RSS ideology views Muslims and Christians as alien to India.
In contrast, India’s constitution enshrines secularism. Some
groups, however, (who are sometimes termed “Hindu fundamentalists”) argue that
secularism is a cover for corruption and pandering to minorities.
This controversy is illustrated through the ongoing controversy
over the town of Ayodhya in northern India, the birthplace of Rama in Hindu
mythology. A Muslim mosque believed by some to be on the precise birthplace of
Rama was destroyed in 1992. Extremist Hindu groups have also opposed
Christianity in India. There are also periodic conflicts between Hindu and
Muslim groups in India.
Many Hindus argue that Hinduism is tolerant of all paths to the
divine, a view reiterated by the Indian Supreme Court. According to the court
to be Hindu means:
1. Acceptance
and reverence for the Vedas as the foundation of Hindu philosophy;
2. A
spirit of tolerance, and willingness to understand and appreciate others’

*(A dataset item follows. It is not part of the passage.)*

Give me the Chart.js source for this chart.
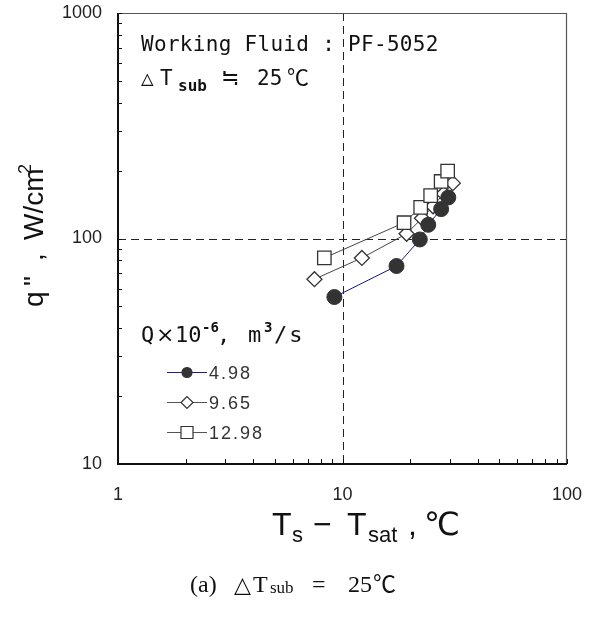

points of view, recognizing that truth has many sides;
3. Acceptance
of the belief that vast cosmic periods of creation, maintenance, and
dissolution continuously recur;
4. Acceptance
of belief in reincarnation;
5. Recognition
that paths to salvation and truth are many;
6. Recognition
that there may be numerous gods and goddesses to worship, without necessarily
believing in worship through idols;
7. Unlike
other religions, absence of belief in a specific set of philosophic concepts.
Key Terms
Asana |
Dharma |
Shakta |
Ashram |
Guru |
Samsara |
Atman |
Kali Yuga |
Sannyasin |
Avatar |
Karma |
Sanskrit |
Bhakti |
Mantra |
Secularism |
Brahman |
Moksha |
Sutra |
Brahmin |
Prana |
Tantra |
Caste |
Puja |
Upanishads |
Chakra |
Reincarnation |
Vaishnavite |
Darsan |
Rishi |
Vedas |
Deva |
Shaivite |
Yoga |
Review questions
1. What
is known about the Indus Valley civilization, the Aryans, and their
contribution to the early development of the Brahmanic traditions?
2. Describe
these major philosophical themes of Hinduism: atman, karma samsara, Moksha,
Brahman, and yoga.
3. Describe
the deities and practices associated with each of the three major groupings of
Hinduism’s theistic paths.
4. Describe
the Hindu ritual practices of puja, darshan, Prasad, and important festivals
and pilgrimages.
5. Describe
Hindu views regarding social roles and duties with respect to caste, gender,
and life stage, and note some of the challenges leaders such as Gandhi have
made to these traditional roles.
Discussion questions
1. Consider
the multiple components of the term dharma in Hinduism and how they might
complicate traditional definitions of the term “religion.”
2. Compare
and contrast the philosophical positions and practices of Samkhya, varieties of
yoga, and Advaita Vedanta.
3. How
to the epics and Puranas of Hinduism represent the Supreme?
4. Compare
the secular and fundamentalist understandings of Hinduism. Are you aware of
similar dynamics in other religions?
Class Assignments/Activities
1. Ask
students what they know about yoga; some are likely to have taken some sort of
yoga class focusing on postures and stretching. Ask them to consider how yoga
as practiced in the West may differ from the yoga described here.
2. Ask
students to do an Internet search using terms such as “Indus Valley
Civilization” and evaluate at least two websites. Ask what they are able to
learn about the different views concerning the earliest history of Hinduism.
3. Ask
students to search the Internet for images of Hindu gods and goddesses, and try
to learn as much as possible about what the different details of the images
represent. Alternatively, if a local museum has an exhibit of Indian art that
includes Hindu pieces, ask them to visit.
4. Ask
students to investigate environmental movements based on Hindu ideals
(possibilities include the ChipkoAndolan, Save the Ganges movement).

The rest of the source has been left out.